鎌倉市をはじめ神奈川県、横浜市、逗子市の4県市は5月27日、共同声明を発表し、世界遺産登録を目指してきた「武家の古都・鎌倉」のユネスコへの推薦取り下げを文化庁に要請した。イコモスによる「不記載」勧告を受けたもの。4県市は「引き続き登録に取り組んでいく」としているが、再挑戦には遺跡の調査・研究の強化に加え、渋滞や災害への対策、コンセプトの練り直しが不可欠で相当の時間を要することになりそうだ。
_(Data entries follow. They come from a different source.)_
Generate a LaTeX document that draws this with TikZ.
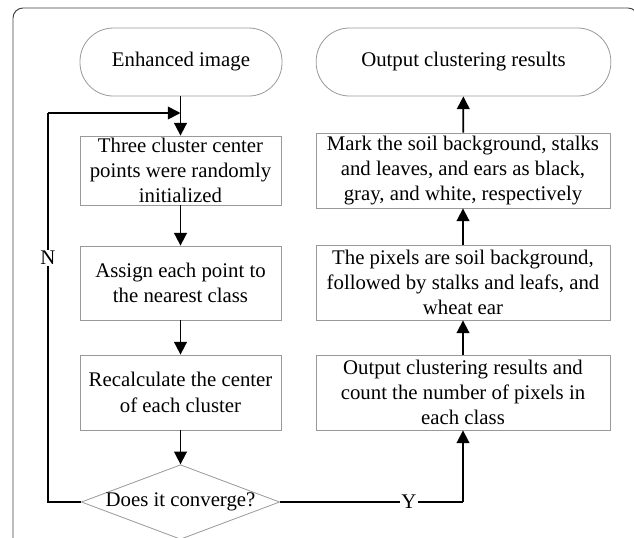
\documentclass[tikz,border=0pt]{standalone}
\usepackage{fontspec}
\setmainfont{Liberation Serif}
\usetikzlibrary{shapes.geometric,arrows.meta}
\begin{document}
\begin{tikzpicture}[x=0.75pt,y=-0.75pt,
  every node/.style={font=\fontsize{15.6pt}{19pt}\selectfont},
  term/.style={draw=black!40,line width=0.6pt,rounded corners=25pt,minimum height=51pt,align=center},
  procbox/.style={draw=black!40,line width=0.6pt,minimum height=54pt,align=center,inner sep=1pt},
  decis/.style={draw=black!40,line width=0.6pt,diamond,aspect=2.66,minimum width=148pt,minimum height=55.5pt,inner sep=0pt},
  flow/.style={line width=1.3pt,-{Triangle[length=9.5pt,width=9.5pt]}},
  lbl/.style={fill=white,inner sep=1pt}]
\useasboundingbox (0,0) rectangle (634,537);
\clip (0,0) rectangle (634,537);
\draw[black!75,line width=0.7pt,rounded corners=7.5pt] (13,560) -- (13,8) -- (638,8) -- (638,560);
% left column
\node[term,minimum width=151.5pt] (start) at (181,62) {Enhanced image};
\node[procbox,minimum width=150.75pt,minimum height=51.75pt] (b1) at (180.5,170.5) {Three cluster center\\points were randomly\\initialized};
\node[procbox,minimum width=150.75pt,minimum height=55.5pt] (b2) at (180.5,283) {Assign each point to\\the nearest class};
\node[procbox,minimum width=150.75pt,minimum height=56.25pt] (b3) at (180.5,392.5) {Recalculate the center\\of each cluster};
\node[decis] (d) at (180.5,502) {Does it converge?};
% right column
\node[term,minimum width=221pt] (endn) at (463.5,62) {Output clustering results};
\node[procbox,minimum width=220.5pt,minimum height=56.25pt] (b6) at (463,170.5) {Mark the soil background, stalks\\and leaves, and ears as black,\\gray, and white, respectively};
\node[procbox,minimum width=220.5pt,minimum height=56.25pt] (b5) at (463,282.5) {The pixels are soil background,\\followed by stalks and leafs, and\\wheat ear};
\node[procbox,minimum width=220.5pt,minimum height=56.25pt] (b4) at (463,392.5) {Output clustering results and\\count the number of pixels in\\each class};
\coordinate (j) at (180.5,113);
\coordinate (nl) at (48,502);
\coordinate (nt) at (48,113);
\coordinate (yr) at (463,502);
% connectors
\draw[flow] (start.south -| j) -- (b1.north -| j);
\draw[flow] (b1) -- (b2);
\draw[flow] (b2) -- (b3);
\draw[flow] (b3) -- (d);
\draw[line width=1.3pt] (d.west) -- (nl) -- (nt);
\draw[flow] (nt) -- (j);
\node[lbl] (nlab) at (48,258) {N};
\draw[line width=1.3pt] (d.east) -- (yr);
\draw[flow] (yr) -- (b4.south -| yr);
\node[lbl] (ylab) at (409,502) {Y};
\draw[flow] (b4) -- (b5);
\draw[flow] (b5) -- (b6);
\draw[flow] (b6) -- (endn);
\end{tikzpicture}
\end{document}
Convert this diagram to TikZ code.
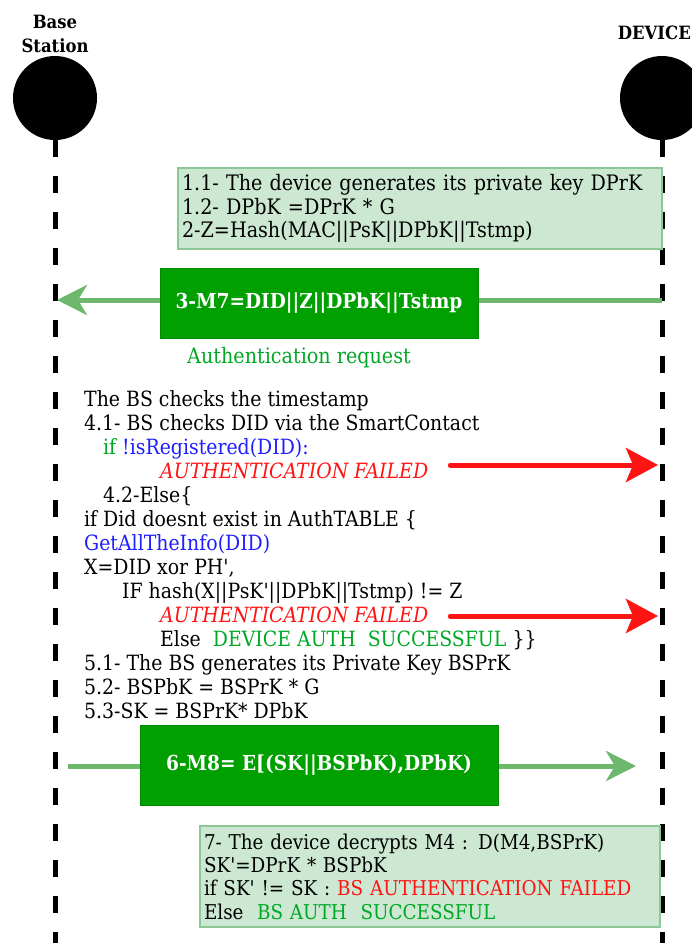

この日、4県市の首長が神奈川県庁で会見。推薦取り下げの理由について、イコモス勧告が「(世界遺産登録に関する)基準に適合せず、顕著な普遍的価値が証明されていない」とするなど厳しい内容であったこと、評価の「格上げ」に向けて議論を深められるような要素が見当たらないことを挙げ、「今回は推薦を取り下げ、改めて挑戦することが実現への最善の道」と判断した。地元の意向を受け、文化庁も推薦を取り下げる方針だ。
黒岩祐治知事は「勧告の結果は全く想定していないもので、審査基準が厳しくなっていることを痛感した。鎌倉には世界遺産にふさわしい歴史的、文化的な魅力が十二分にあり、いずれ登録できると確信している」として「登録に向けた熱が冷めないうちに再挑戦したい」と話した。
「調査・研究を強化」
「撤退ではなく再出発だと考えている。よりよいまちづくりのきっかけとし、世界遺産登録の目的である歴史的遺跡の保護に関する思いを市民と共有したい」。共同宣言の翌日、市役所で報道陣の取材に応じた松尾崇市長は、記者の質問に答え、登録に再挑戦する意向を改めて明らかにした。
イコモス勧告は鎌倉の構成資産における精神的、文化的側面を評価する一方で、市街地や当時の生活、政権の権力を示すものについて「ほとんど証拠がない」と指摘。また周辺の都市化や地震、風水害など災害対策の不備への懸念を示した。
市は源頼朝が鎌倉に入って最初に幕府を置いた場所とされる「大倉幕府跡」(市内雪ノ下)などを念頭に、埋蔵文化財の調査・研究を強化するとともに、開発規制の拡大や渋滞、災害対策を進める考え。
市としてはこうした課題の解決を目指しながら、これまで「武家の古都」としてきた登録のコンセプトそのものを、専門家などとともに練り直すことになる。「すぐにというのは難しい」として具体的な時期には言及しなかった松尾市長。「再挑戦」には高いハードルが待ち受けている。